The research of indoor scene 3D reconstruction with RGB-D images is an important task in the field of computer vision. Its main purpose is to estimate camera poses through color images and depth informations, and to obtain a 3D scene model, which has wide applications in mobile robot autonomous navigation, digital cultural protection, virtual reality (VR) and augmented reality (AR). How to obtain an accurate and complete 3D model with consumer RGB-D cameras is still a challenge to be solved in indoor scene 3D reconstruction. To this end, a systematic study on this problem is carried out and some indoor scenes 3D reconstruction methods based on RGB-D images are proposed in this thesis.
The main contributions of this thesis are as follows:
1. For the problem of severe depth noises and accumulated errors in camera pose estimation, a 3D reconstruction method based on adaptive local-global registration is proposed, which can be used to elaborately reconstruct large indoor scene with a consumer RGB-D camera. Firstly, to realize edge-preserving and denoising for the background regions in depth image, an adaptive bilateral filter algorithm is designed, whose Gaussian kernel function in the range space is adaptively adjusted with the depth value. Then, the depth image sequence is automatically partitioned into fragments of various sizes with the proposed content-based segmentation method. Each fragments are locally fused with ICP registration algorithm. A global loop closure and optimization are performed for all fragments to effectively reduce the accumulated errors of camera localization. Finally, an adaptive weighted volumetric method based on a region of interest model and depth noise character, is proposed and used to fuse the registered data into a global model with sufficient geometrical details. Experimental results demonstrate that our approach increases the robustness and accuracy of 3D reconstruction system based on a consumer RGB-D camera. The accuracies of camera localization and surface reconstruction are 24.2% and 15.9% higher than the results of other methods in the literature.
2. In order to improve the reliability of visual localization in texture-less areas of indoor scenes and to improve the efficiency of 3D reconstruction, we propose a fast and robust CPU-based RGB-D scene reconstruction method. Firstly, to obtain fast and robust visual localization, a visual localization algorithm is designed, which is combined with feature point tracking and edge tracking. Depth informations are used to accelerate the process of edge selection and edge matching. Then, to enhance the efficiency of volumetric integration, an efficient data fusion strategy is designed to select camera views and integrate RGB-D images on multiple scales. The camera view selection algorithm can remove the redundant data caused by loop closure and slow camera motion during scene scanning.Experimental results demonstrate that the average speeds of our method are about 45 Hz for camera localization and 81 Hz for data fusion on a 64-bit CPU (Intel Core i7-4790). The average accuracy of our camera localization method is about 26.8% higher than the results of other methods on TUM RGB-D and Augmented ICL-NUIM datasets. Compared with other methods, our method has better reconstruction performances in texture-less scenes and spends the shortest time.

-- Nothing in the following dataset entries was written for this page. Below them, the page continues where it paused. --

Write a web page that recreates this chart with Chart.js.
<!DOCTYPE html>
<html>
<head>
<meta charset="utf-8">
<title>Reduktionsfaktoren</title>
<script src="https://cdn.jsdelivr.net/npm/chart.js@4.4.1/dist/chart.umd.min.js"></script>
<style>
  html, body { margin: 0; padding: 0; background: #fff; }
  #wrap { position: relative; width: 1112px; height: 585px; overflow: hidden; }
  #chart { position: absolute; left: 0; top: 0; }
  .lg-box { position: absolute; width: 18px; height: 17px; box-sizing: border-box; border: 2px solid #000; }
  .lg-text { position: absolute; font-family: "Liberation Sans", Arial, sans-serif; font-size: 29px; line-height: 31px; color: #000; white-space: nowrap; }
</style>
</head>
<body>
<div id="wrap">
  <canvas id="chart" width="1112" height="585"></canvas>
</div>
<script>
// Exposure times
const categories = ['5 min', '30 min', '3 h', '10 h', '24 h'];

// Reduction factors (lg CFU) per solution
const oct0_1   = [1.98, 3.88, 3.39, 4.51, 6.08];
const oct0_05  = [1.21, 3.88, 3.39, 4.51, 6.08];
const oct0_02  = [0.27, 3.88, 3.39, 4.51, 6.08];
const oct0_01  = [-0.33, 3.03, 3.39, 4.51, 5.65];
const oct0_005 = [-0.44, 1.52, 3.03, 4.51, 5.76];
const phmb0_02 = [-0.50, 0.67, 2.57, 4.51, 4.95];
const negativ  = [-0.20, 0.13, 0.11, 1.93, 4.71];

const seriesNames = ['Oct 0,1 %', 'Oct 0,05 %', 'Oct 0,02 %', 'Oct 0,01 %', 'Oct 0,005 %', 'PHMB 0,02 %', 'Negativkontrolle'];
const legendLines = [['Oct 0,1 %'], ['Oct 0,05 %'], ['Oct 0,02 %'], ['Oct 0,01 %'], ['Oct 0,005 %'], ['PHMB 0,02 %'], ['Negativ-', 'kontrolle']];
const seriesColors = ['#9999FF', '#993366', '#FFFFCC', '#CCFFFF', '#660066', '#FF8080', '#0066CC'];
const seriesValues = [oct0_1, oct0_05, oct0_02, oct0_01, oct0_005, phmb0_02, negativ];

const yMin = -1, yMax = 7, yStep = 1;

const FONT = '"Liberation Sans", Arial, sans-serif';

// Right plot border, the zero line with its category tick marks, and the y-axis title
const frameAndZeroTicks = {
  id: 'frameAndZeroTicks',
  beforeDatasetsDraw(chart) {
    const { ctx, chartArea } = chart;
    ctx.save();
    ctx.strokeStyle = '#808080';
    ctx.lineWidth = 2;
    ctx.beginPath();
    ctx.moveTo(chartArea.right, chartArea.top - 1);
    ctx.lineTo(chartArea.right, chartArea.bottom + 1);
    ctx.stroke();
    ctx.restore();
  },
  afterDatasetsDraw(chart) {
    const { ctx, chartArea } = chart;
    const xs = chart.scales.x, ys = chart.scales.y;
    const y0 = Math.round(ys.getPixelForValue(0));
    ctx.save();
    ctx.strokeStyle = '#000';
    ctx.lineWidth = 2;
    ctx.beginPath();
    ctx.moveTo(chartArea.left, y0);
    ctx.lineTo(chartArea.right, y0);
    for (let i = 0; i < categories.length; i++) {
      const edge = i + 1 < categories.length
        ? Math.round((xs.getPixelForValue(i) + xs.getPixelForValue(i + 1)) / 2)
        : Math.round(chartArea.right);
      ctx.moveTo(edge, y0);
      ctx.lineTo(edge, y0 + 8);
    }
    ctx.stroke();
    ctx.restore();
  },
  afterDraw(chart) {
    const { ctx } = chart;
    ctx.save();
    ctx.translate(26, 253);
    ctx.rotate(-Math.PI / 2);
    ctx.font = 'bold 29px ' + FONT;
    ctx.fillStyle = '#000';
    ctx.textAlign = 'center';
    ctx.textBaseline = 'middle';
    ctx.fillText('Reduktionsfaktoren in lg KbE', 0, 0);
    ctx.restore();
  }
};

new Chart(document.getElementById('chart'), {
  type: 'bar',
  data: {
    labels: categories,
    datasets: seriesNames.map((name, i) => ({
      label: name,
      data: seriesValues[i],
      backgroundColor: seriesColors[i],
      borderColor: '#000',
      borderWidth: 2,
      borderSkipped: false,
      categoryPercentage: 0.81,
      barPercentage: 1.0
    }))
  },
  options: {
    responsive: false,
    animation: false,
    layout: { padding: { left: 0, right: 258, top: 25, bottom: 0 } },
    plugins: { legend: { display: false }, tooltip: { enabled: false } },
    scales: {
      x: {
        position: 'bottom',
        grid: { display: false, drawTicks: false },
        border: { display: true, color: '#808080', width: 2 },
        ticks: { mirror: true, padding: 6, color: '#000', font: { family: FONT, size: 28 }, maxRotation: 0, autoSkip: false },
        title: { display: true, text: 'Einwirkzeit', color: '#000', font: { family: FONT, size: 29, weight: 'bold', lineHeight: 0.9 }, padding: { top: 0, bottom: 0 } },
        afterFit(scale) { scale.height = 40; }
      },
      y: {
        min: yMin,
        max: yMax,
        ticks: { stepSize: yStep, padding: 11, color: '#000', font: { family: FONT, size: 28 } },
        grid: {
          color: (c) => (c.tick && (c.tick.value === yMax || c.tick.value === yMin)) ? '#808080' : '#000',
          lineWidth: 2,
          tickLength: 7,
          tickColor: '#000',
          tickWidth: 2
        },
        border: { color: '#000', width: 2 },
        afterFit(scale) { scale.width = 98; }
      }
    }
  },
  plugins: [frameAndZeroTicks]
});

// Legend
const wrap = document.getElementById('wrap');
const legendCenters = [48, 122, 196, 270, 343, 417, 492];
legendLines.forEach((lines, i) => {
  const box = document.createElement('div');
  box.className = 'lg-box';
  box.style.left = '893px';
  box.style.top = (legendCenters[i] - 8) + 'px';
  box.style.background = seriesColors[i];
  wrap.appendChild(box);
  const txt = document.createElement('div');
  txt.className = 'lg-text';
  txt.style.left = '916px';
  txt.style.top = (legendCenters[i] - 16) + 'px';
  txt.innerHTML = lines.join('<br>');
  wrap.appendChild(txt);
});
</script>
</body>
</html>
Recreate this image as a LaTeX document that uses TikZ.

3. To further solve the problem of low resolution and depth loss for depth images, a depth image super-resolution and completion method based on deep learning framework is proposed to improve the quality of 3D reconstruction. First, a DlapSRN network is trained to learn high-resolution depth image from raw low-resolution depth image. At the same time the outliers in depth image is removed based on gradient sensitivity detection. Then, two deep networks designed on the back-bone of VGG-16 are used to learn surface normals and occlusion boundaries from corresponding high-resolution color images. The blurriness of high-resolution color image also is measured. Finally, the depth image is jointly optimized with surface normals, occlusion boundaries and blurriness informations to realize depth completion. Experimental results demonstrate that our method has better performances both on single depth image enhancement and 3D reconstruction. The average accuracy of depth image enhancement of our method is about 15.9% higher than other methods on Middlebury dataset with synthetic noise. The performance of 3D reconstruction using enhanced depth images is better than the results of using low-resolution depth images on ICL-NUIM dataset. The accuracy of camera localization is increased about 74.1%, and the quality of scene model is improved accordingly.